Records:
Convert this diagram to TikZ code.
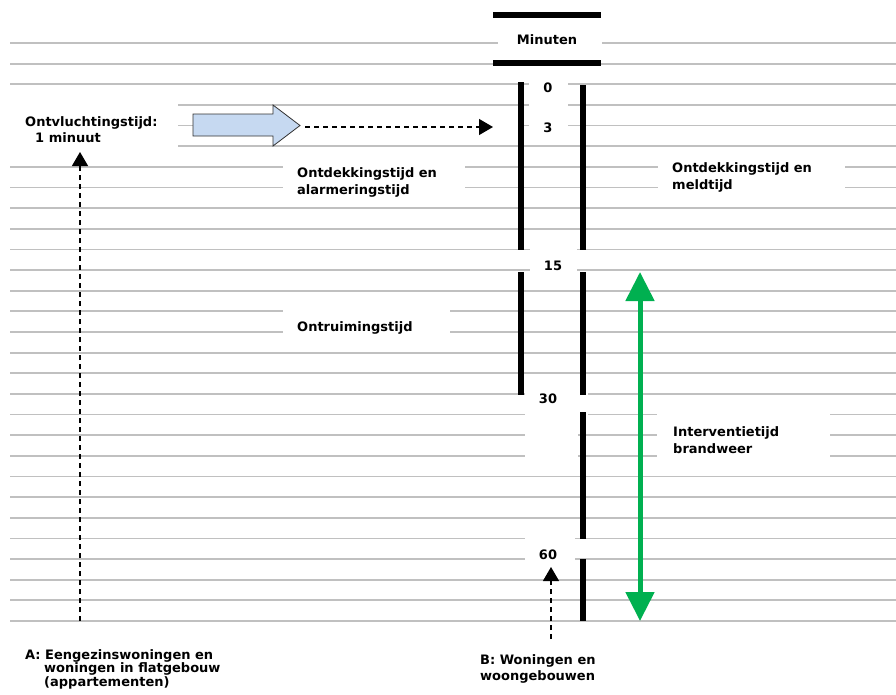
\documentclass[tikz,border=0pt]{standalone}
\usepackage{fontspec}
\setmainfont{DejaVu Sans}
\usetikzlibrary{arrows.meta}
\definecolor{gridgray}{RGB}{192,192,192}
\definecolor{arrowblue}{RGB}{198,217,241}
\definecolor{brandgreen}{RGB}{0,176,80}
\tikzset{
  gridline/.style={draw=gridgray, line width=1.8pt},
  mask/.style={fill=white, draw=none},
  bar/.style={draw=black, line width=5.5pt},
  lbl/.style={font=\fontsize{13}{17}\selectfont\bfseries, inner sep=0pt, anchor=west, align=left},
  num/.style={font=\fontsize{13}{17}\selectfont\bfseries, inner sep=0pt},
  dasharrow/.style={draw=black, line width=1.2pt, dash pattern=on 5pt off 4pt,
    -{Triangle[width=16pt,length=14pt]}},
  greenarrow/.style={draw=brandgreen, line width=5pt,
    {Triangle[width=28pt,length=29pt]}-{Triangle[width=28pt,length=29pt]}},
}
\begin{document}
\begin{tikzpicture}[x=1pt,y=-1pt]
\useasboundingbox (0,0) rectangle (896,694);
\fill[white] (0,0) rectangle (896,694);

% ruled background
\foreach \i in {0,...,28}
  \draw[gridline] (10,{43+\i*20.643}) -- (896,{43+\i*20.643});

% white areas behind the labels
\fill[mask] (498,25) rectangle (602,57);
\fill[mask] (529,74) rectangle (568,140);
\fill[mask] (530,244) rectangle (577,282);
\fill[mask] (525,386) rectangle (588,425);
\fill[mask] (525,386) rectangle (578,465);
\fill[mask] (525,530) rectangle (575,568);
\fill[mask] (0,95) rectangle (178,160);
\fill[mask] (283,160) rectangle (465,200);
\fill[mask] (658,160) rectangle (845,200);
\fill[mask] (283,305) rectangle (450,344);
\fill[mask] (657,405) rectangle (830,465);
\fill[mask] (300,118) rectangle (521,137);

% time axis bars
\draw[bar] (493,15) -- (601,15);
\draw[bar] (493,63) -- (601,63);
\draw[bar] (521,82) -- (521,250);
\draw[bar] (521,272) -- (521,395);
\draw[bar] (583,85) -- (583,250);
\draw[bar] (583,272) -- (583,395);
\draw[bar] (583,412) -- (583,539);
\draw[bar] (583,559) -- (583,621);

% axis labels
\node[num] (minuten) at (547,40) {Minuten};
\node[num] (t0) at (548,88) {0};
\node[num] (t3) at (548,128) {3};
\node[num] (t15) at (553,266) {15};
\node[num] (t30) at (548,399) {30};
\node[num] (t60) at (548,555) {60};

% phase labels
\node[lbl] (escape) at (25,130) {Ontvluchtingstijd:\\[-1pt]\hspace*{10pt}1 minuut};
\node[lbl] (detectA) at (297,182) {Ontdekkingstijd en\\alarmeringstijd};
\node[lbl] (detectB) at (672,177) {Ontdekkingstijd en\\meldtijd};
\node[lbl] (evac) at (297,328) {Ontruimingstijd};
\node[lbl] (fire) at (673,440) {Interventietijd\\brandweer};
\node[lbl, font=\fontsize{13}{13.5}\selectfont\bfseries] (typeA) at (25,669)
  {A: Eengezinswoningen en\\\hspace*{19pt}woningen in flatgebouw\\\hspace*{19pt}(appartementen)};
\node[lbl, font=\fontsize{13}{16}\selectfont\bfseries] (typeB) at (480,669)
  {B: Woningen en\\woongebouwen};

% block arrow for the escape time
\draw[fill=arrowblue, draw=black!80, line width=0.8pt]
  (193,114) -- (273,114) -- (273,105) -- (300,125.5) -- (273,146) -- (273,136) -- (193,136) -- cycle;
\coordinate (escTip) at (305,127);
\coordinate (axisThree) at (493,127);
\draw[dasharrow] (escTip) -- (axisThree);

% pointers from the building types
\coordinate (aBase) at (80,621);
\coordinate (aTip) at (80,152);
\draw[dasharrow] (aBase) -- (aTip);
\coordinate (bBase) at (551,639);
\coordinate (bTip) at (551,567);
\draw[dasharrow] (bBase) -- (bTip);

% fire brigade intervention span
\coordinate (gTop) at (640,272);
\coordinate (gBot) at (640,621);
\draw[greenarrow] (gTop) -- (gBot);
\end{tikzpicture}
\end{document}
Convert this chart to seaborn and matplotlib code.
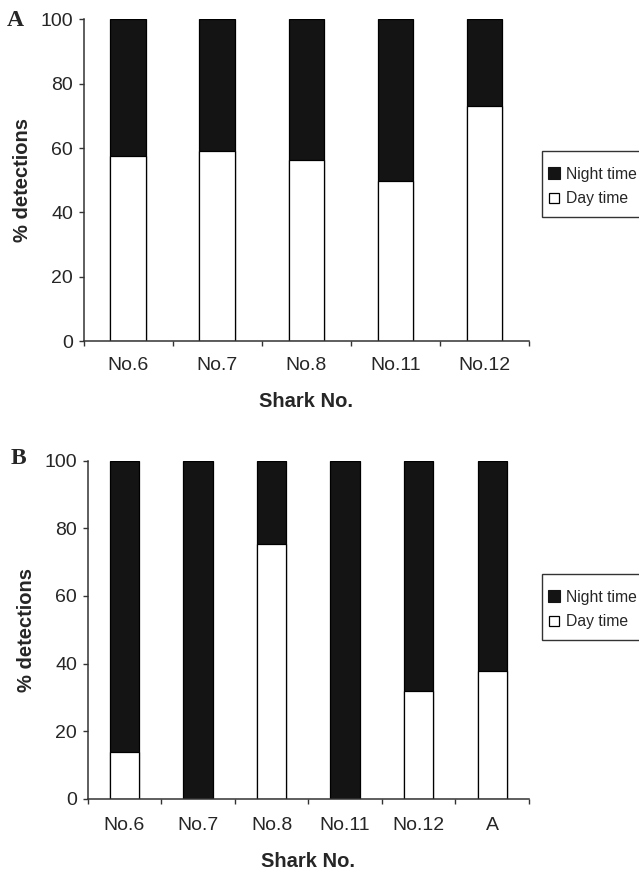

Work to be completed:
Pull every line containing "Convert" from the data.

Correct response:
Convert this diagram to TikZ code.
Convert this chart to seaborn and matplotlib code.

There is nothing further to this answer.